A pair of album review from musical theatre stars singing their own songs: Ben Platt’s Sing To Me Instead and Cassidy Janson’s Cassidy
“Tell me you wanna be a better man”
When musical theatre actors turn to releasing albums, as inevitably they must, the majority opt to ransack the songbooks of musicals old and new, so it is pleasing to see a few people bucking that trend with their recent releases. And what’s more, Ben Platt and Cassidy Janson’s albums of original material feature a vast majority of songs written or co-written by themselves.

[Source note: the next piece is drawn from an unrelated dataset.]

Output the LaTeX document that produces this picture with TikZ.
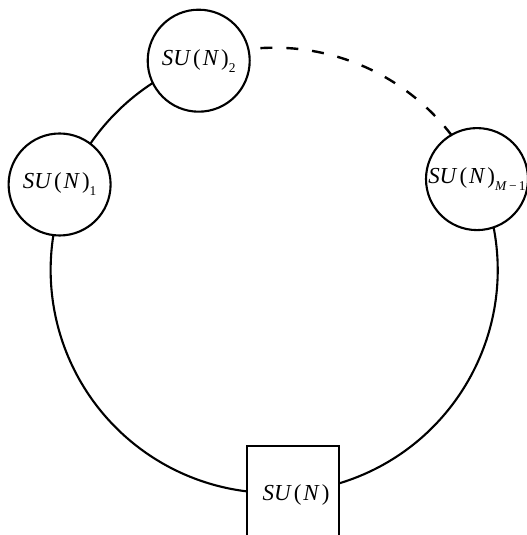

Fresh from conquering Broadway in Dear Evan Hansen and with his sights set on TV (Netflix’s The Politician) and film (Richard Linklater’s Merrily We Roll Along), Ben Platt clearly has creative juices flowing aplenty and on Sing To Me Instead they reach full expression. 12 tracks of soul-bearing, emotionally driven pop that cohere effectively into an impressive album.
Perhaps inevitably, Platt still wears his influences quite visibly and so there’s more than a smattering of Pasek & Paul here but ultimately it’s no bad thing, that ‘Older’ could easily fit onto The Greatest Showman’s soundtrack given its swooping drama and soaring vocals. Elsewhere, the spirits of the likes of Adele and Sam Smith loom large in his preoccupation with romantic travails – you imagine ‘Hurt Me Once’ and ‘Better’ could slot happily onto the charts if they were still a thing.
For me, it’s the hint of the truly personal in album closer ‘Run Away’, inspired by his parents, that really breaks through though, a song content to be heartfelt rather than insistently hearttugging as some of the production here veers a little close to. Impressively though, this really is an album that you can happily return to and in its unabashed gayness, be very proud of.
Also for me, Cassidy Janson ought to be a much bigger name than she is. She’s headlined big musicals, been part of a musical theatre supergroup, she even has Carole King writing songs for her! And on Cassidy, she reveals herself as a songwriter of no small talent. From the Fleetwood Mac-ish drive of album highlight ‘Better’ to the tender beauty of ‘Missing You’, this is classy work.
It helps when you have a voice like Janson’s too, an impressive range to be sure but utterly gorgeous when she’s in the lower end of her register, a richness of tone that you just can’t get enough of. There’s delicacy too, underwriting a delightful lyrical ease, ‘Forget To Dance’ and the swooningly lovely ‘Words’ both shine in this respect.